● WHAT IS ASKED
Write out the data below exactly as given, without any of its pictures.

● DATASET EXCERPT
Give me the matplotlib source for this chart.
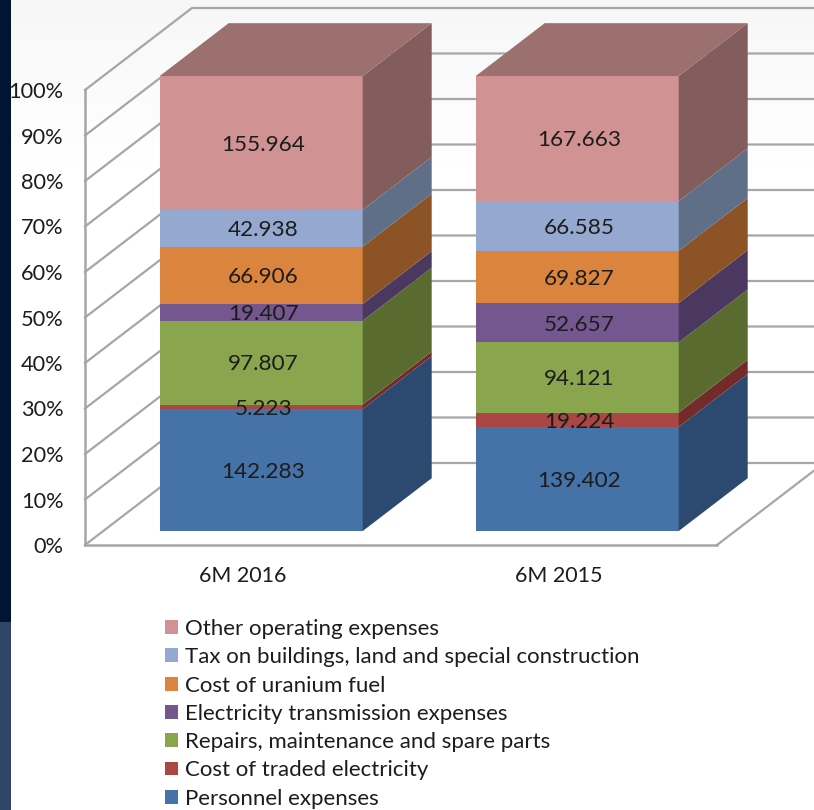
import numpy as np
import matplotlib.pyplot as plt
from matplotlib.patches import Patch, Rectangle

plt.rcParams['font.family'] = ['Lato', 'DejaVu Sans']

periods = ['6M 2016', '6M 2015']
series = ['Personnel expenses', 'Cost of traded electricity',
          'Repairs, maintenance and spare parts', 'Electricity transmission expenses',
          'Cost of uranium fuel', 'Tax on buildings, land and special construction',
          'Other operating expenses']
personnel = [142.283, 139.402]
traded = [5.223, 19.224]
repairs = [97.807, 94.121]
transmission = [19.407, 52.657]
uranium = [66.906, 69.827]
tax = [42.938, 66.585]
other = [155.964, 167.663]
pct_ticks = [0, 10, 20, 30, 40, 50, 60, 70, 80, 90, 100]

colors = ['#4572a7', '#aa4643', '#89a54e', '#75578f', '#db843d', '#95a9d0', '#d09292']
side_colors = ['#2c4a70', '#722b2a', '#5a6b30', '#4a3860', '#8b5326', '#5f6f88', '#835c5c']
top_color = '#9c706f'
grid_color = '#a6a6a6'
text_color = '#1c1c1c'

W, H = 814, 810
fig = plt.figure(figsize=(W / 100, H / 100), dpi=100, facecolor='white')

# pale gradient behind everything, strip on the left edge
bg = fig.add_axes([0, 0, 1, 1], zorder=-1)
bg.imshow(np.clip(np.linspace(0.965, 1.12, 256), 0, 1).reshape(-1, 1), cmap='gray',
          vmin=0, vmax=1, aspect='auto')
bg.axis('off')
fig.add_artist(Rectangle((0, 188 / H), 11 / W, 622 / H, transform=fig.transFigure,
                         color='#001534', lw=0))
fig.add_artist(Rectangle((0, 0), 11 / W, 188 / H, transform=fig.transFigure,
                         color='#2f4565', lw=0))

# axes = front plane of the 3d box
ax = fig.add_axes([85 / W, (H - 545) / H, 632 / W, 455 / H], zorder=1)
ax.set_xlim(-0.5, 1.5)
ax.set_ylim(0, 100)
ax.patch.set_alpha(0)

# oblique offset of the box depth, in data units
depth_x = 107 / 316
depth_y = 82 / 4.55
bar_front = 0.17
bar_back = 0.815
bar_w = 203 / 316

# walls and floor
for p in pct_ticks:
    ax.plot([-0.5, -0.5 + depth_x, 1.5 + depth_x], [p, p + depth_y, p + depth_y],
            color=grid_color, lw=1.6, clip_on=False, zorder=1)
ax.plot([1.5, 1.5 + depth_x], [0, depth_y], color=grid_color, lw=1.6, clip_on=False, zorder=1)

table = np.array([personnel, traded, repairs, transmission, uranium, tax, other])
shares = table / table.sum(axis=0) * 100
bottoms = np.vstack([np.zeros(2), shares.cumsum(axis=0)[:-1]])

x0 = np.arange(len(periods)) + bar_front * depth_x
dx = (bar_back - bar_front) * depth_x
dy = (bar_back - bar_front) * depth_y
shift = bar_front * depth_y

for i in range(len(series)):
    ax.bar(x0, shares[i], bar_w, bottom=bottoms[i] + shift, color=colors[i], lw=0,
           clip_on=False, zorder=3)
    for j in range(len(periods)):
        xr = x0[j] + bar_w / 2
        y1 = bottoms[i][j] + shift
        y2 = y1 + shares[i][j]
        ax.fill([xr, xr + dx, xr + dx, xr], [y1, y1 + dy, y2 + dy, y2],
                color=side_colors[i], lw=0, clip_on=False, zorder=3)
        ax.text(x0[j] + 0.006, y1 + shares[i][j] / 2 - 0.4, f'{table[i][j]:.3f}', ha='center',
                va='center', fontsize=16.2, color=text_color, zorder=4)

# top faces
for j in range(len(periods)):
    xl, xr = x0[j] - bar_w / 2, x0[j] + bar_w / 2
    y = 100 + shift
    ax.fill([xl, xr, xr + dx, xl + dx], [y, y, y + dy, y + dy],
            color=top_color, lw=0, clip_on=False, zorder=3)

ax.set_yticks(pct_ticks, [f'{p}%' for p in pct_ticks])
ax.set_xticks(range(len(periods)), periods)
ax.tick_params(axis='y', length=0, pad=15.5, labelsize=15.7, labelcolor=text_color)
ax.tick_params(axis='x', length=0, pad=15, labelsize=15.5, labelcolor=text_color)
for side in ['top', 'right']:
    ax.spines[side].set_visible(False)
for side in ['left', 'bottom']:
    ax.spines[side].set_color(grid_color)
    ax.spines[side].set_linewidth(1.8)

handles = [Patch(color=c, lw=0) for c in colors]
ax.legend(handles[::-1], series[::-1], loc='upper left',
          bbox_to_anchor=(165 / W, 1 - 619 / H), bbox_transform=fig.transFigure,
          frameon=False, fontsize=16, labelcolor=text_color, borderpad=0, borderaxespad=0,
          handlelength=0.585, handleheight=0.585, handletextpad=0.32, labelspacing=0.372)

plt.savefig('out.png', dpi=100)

● ANSWER BELOW
Give me the matplotlib source for this chart.
import numpy as np
import matplotlib.pyplot as plt
from matplotlib.patches import Patch, Rectangle

plt.rcParams['font.family'] = ['Lato', 'DejaVu Sans']

periods = ['6M 2016', '6M 2015']
series = ['Personnel expenses', 'Cost of traded electricity',
          'Repairs, maintenance and spare parts', 'Electricity transmission expenses',
          'Cost of uranium fuel', 'Tax on buildings, land and special construction',
          'Other operating expenses']
personnel = [142.283, 139.402]
traded = [5.223, 19.224]
repairs = [97.807, 94.121]
transmission = [19.407, 52.657]
uranium = [66.906, 69.827]
tax = [42.938, 66.585]
other = [155.964, 167.663]
pct_ticks = [0, 10, 20, 30, 40, 50, 60, 70, 80, 90, 100]

colors = ['#4572a7', '#aa4643', '#89a54e', '#75578f', '#db843d', '#95a9d0', '#d09292']
side_colors = ['#2c4a70', '#722b2a', '#5a6b30', '#4a3860', '#8b5326', '#5f6f88', '#835c5c']
top_color = '#9c706f'
grid_color = '#a6a6a6'
text_color = '#1c1c1c'

W, H = 814, 810
fig = plt.figure(figsize=(W / 100, H / 100), dpi=100, facecolor='white')

# pale gradient behind everything, strip on the left edge
bg = fig.add_axes([0, 0, 1, 1], zorder=-1)
bg.imshow(np.clip(np.linspace(0.965, 1.12, 256), 0, 1).reshape(-1, 1), cmap='gray',
          vmin=0, vmax=1, aspect='auto')
bg.axis('off')
fig.add_artist(Rectangle((0, 188 / H), 11 / W, 622 / H, transform=fig.transFigure,
                         color='#001534', lw=0))
fig.add_artist(Rectangle((0, 0), 11 / W, 188 / H, transform=fig.transFigure,
                         color='#2f4565', lw=0))

# axes = front plane of the 3d box
ax = fig.add_axes([85 / W, (H - 545) / H, 632 / W, 455 / H], zorder=1)
ax.set_xlim(-0.5, 1.5)
ax.set_ylim(0, 100)
ax.patch.set_alpha(0)

# oblique offset of the box depth, in data units
depth_x = 107 / 316
depth_y = 82 / 4.55
bar_front = 0.17
bar_back = 0.815
bar_w = 203 / 316

# walls and floor
for p in pct_ticks:
    ax.plot([-0.5, -0.5 + depth_x, 1.5 + depth_x], [p, p + depth_y, p + depth_y],
            color=grid_color, lw=1.6, clip_on=False, zorder=1)
ax.plot([1.5, 1.5 + depth_x], [0, depth_y], color=grid_color, lw=1.6, clip_on=False, zorder=1)

table = np.array([personnel, traded, repairs, transmission, uranium, tax, other])
shares = table / table.sum(axis=0) * 100
bottoms = np.vstack([np.zeros(2), shares.cumsum(axis=0)[:-1]])

x0 = np.arange(len(periods)) + bar_front * depth_x
dx = (bar_back - bar_front) * depth_x
dy = (bar_back - bar_front) * depth_y
shift = bar_front * depth_y

for i in range(len(series)):
    ax.bar(x0, shares[i], bar_w, bottom=bottoms[i] + shift, color=colors[i], lw=0,
           clip_on=False, zorder=3)
    for j in range(len(periods)):
        xr = x0[j] + bar_w / 2
        y1 = bottoms[i][j] + shift
        y2 = y1 + shares[i][j]
        ax.fill([xr, xr + dx, xr + dx, xr], [y1, y1 + dy, y2 + dy, y2],
                color=side_colors[i], lw=0, clip_on=False, zorder=3)
        ax.text(x0[j] + 0.006, y1 + shares[i][j] / 2 - 0.4, f'{table[i][j]:.3f}', ha='center',
                va='center', fontsize=16.2, color=text_color, zorder=4)

# top faces
for j in range(len(periods)):
    xl, xr = x0[j] - bar_w / 2, x0[j] + bar_w / 2
    y = 100 + shift
    ax.fill([xl, xr, xr + dx, xl + dx], [y, y, y + dy, y + dy],
            color=top_color, lw=0, clip_on=False, zorder=3)

ax.set_yticks(pct_ticks, [f'{p}%' for p in pct_ticks])
ax.set_xticks(range(len(periods)), periods)
ax.tick_params(axis='y', length=0, pad=15.5, labelsize=15.7, labelcolor=text_color)
ax.tick_params(axis='x', length=0, pad=15, labelsize=15.5, labelcolor=text_color)
for side in ['top', 'right']:
    ax.spines[side].set_visible(False)
for side in ['left', 'bottom']:
    ax.spines[side].set_color(grid_color)
    ax.spines[side].set_linewidth(1.8)

handles = [Patch(color=c, lw=0) for c in colors]
ax.legend(handles[::-1], series[::-1], loc='upper left',
          bbox_to_anchor=(165 / W, 1 - 619 / H), bbox_transform=fig.transFigure,
          frameon=False, fontsize=16, labelcolor=text_color, borderpad=0, borderaxespad=0,
          handlelength=0.585, handleheight=0.585, handletextpad=0.32, labelspacing=0.372)

plt.savefig('out.png', dpi=100)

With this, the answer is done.